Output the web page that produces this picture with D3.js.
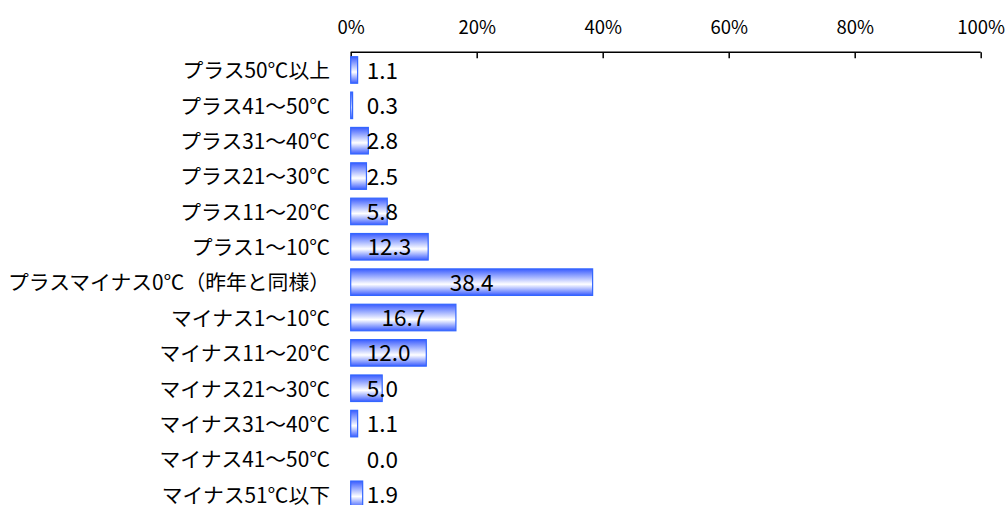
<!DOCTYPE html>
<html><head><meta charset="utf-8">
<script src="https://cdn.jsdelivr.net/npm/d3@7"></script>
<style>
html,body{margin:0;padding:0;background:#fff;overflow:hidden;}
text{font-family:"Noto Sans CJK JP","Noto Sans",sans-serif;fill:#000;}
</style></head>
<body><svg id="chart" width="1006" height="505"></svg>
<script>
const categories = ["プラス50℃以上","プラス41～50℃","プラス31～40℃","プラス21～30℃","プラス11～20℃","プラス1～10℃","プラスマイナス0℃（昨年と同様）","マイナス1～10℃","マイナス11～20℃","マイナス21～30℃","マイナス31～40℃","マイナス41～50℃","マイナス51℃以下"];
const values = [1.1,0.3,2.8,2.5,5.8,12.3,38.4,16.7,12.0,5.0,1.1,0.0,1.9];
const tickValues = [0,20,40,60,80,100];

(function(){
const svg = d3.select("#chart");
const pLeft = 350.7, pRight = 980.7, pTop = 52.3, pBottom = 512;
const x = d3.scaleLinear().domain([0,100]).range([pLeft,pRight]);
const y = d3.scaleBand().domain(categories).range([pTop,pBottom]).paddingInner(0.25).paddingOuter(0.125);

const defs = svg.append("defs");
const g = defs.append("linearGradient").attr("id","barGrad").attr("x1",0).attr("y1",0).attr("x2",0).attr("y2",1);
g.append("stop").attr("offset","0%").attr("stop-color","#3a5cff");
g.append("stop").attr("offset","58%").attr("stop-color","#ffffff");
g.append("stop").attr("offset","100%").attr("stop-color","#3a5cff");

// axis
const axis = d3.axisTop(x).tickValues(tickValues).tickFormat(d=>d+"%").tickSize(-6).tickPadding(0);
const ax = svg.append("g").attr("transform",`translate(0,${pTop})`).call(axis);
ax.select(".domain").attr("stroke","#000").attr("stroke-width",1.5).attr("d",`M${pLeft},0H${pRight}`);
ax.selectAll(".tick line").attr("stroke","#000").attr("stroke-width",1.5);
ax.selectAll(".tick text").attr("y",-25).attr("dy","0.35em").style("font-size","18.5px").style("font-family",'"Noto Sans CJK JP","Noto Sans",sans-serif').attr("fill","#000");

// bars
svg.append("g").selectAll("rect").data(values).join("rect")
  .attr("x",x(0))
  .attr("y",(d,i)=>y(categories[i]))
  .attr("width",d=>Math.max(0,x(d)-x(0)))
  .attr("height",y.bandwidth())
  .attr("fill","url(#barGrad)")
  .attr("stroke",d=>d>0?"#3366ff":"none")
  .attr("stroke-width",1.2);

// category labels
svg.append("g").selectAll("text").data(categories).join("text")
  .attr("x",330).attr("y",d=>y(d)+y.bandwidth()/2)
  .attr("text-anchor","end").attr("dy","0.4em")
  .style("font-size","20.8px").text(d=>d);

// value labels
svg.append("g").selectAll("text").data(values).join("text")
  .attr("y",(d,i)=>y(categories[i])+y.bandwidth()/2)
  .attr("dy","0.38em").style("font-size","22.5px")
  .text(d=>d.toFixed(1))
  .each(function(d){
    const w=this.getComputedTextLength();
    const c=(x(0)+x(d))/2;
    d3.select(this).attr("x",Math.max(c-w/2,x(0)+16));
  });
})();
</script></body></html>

------------------------

What you should do:
Without the pictures, please reproduce each line of the listing above exactly, from the first one through the line bearing "const tickValues = [0,20,40,60,80,100];".

Task response:
Output the web page that produces this picture with D3.js.
<!DOCTYPE html>
<html><head><meta charset="utf-8">
<script src="https://cdn.jsdelivr.net/npm/d3@7"></script>
<style>
html,body{margin:0;padding:0;background:#fff;overflow:hidden;}
text{font-family:"Noto Sans CJK JP","Noto Sans",sans-serif;fill:#000;}
</style></head>
<body><svg id="chart" width="1006" height="505"></svg>
<script>
const categories = ["プラス50℃以上","プラス41～50℃","プラス31～40℃","プラス21～30℃","プラス11～20℃","プラス1～10℃","プラスマイナス0℃（昨年と同様）","マイナス1～10℃","マイナス11～20℃","マイナス21～30℃","マイナス31～40℃","マイナス41～50℃","マイナス51℃以下"];
const values = [1.1,0.3,2.8,2.5,5.8,12.3,38.4,16.7,12.0,5.0,1.1,0.0,1.9];
const tickValues = [0,20,40,60,80,100];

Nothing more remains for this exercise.